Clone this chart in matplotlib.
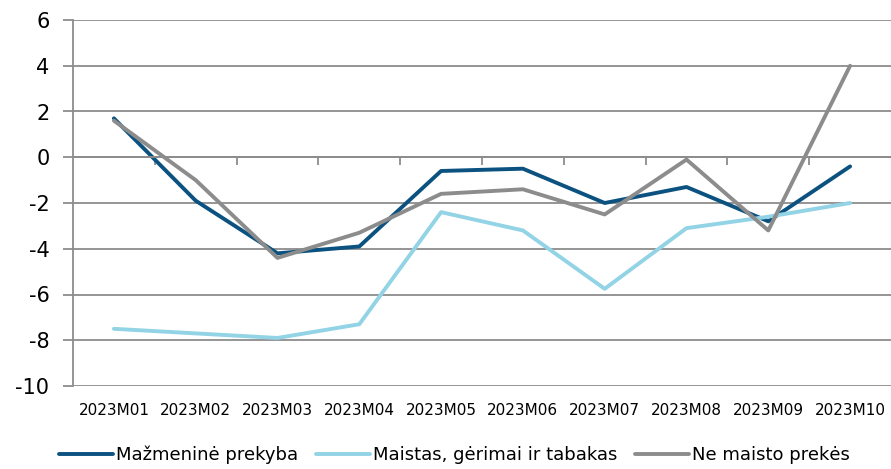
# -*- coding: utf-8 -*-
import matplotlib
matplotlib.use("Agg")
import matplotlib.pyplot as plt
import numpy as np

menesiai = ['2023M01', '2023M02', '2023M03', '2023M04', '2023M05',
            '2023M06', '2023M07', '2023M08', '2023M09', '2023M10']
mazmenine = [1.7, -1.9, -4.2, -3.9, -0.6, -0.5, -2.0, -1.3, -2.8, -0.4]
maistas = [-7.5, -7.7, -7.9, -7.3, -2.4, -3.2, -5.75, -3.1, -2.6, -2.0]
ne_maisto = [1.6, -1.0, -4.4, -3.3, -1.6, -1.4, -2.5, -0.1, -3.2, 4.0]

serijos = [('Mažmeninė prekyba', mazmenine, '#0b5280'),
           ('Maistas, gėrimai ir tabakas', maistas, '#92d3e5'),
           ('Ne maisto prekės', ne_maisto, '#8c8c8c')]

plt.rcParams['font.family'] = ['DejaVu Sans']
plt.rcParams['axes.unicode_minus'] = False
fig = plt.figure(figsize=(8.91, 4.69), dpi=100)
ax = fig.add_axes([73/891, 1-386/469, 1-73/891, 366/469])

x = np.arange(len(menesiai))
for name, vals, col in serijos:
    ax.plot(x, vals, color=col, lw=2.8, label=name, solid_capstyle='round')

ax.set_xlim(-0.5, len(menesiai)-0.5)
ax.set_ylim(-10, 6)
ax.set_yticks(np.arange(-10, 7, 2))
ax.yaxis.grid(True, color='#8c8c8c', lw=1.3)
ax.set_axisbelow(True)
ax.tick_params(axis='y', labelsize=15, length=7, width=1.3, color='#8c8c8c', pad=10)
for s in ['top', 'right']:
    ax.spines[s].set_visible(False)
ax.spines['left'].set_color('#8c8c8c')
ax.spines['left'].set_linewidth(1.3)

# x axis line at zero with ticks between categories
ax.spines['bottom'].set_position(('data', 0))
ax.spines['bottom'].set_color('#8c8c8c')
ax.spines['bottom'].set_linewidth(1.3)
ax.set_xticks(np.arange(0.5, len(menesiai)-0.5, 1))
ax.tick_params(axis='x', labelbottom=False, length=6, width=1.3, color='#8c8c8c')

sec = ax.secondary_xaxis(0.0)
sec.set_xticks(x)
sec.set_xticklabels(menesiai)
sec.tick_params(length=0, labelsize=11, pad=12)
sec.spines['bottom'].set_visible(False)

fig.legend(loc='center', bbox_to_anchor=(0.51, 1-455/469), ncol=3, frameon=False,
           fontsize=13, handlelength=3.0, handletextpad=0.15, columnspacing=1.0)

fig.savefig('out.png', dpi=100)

++++

## Exercise description
Repeat the material above in full and exactly, apart from the pictures.

## Answer below
Clone this chart in matplotlib.
# -*- coding: utf-8 -*-
import matplotlib
matplotlib.use("Agg")
import matplotlib.pyplot as plt
import numpy as np

menesiai = ['2023M01', '2023M02', '2023M03', '2023M04', '2023M05',
            '2023M06', '2023M07', '2023M08', '2023M09', '2023M10']
mazmenine = [1.7, -1.9, -4.2, -3.9, -0.6, -0.5, -2.0, -1.3, -2.8, -0.4]
maistas = [-7.5, -7.7, -7.9, -7.3, -2.4, -3.2, -5.75, -3.1, -2.6, -2.0]
ne_maisto = [1.6, -1.0, -4.4, -3.3, -1.6, -1.4, -2.5, -0.1, -3.2, 4.0]

serijos = [('Mažmeninė prekyba', mazmenine, '#0b5280'),
           ('Maistas, gėrimai ir tabakas', maistas, '#92d3e5'),
           ('Ne maisto prekės', ne_maisto, '#8c8c8c')]

plt.rcParams['font.family'] = ['DejaVu Sans']
plt.rcParams['axes.unicode_minus'] = False
fig = plt.figure(figsize=(8.91, 4.69), dpi=100)
ax = fig.add_axes([73/891, 1-386/469, 1-73/891, 366/469])

x = np.arange(len(menesiai))
for name, vals, col in serijos:
    ax.plot(x, vals, color=col, lw=2.8, label=name, solid_capstyle='round')

ax.set_xlim(-0.5, len(menesiai)-0.5)
ax.set_ylim(-10, 6)
ax.set_yticks(np.arange(-10, 7, 2))
ax.yaxis.grid(True, color='#8c8c8c', lw=1.3)
ax.set_axisbelow(True)
ax.tick_params(axis='y', labelsize=15, length=7, width=1.3, color='#8c8c8c', pad=10)
for s in ['top', 'right']:
    ax.spines[s].set_visible(False)
ax.spines['left'].set_color('#8c8c8c')
ax.spines['left'].set_linewidth(1.3)

# x axis line at zero with ticks between categories
ax.spines['bottom'].set_position(('data', 0))
ax.spines['bottom'].set_color('#8c8c8c')
ax.spines['bottom'].set_linewidth(1.3)
ax.set_xticks(np.arange(0.5, len(menesiai)-0.5, 1))
ax.tick_params(axis='x', labelbottom=False, length=6, width=1.3, color='#8c8c8c')

sec = ax.secondary_xaxis(0.0)
sec.set_xticks(x)
sec.set_xticklabels(menesiai)
sec.tick_params(length=0, labelsize=11, pad=12)
sec.spines['bottom'].set_visible(False)

fig.legend(loc='center', bbox_to_anchor=(0.51, 1-455/469), ncol=3, frameon=False,
           fontsize=13, handlelength=3.0, handletextpad=0.15, columnspacing=1.0)

fig.savefig('out.png', dpi=100)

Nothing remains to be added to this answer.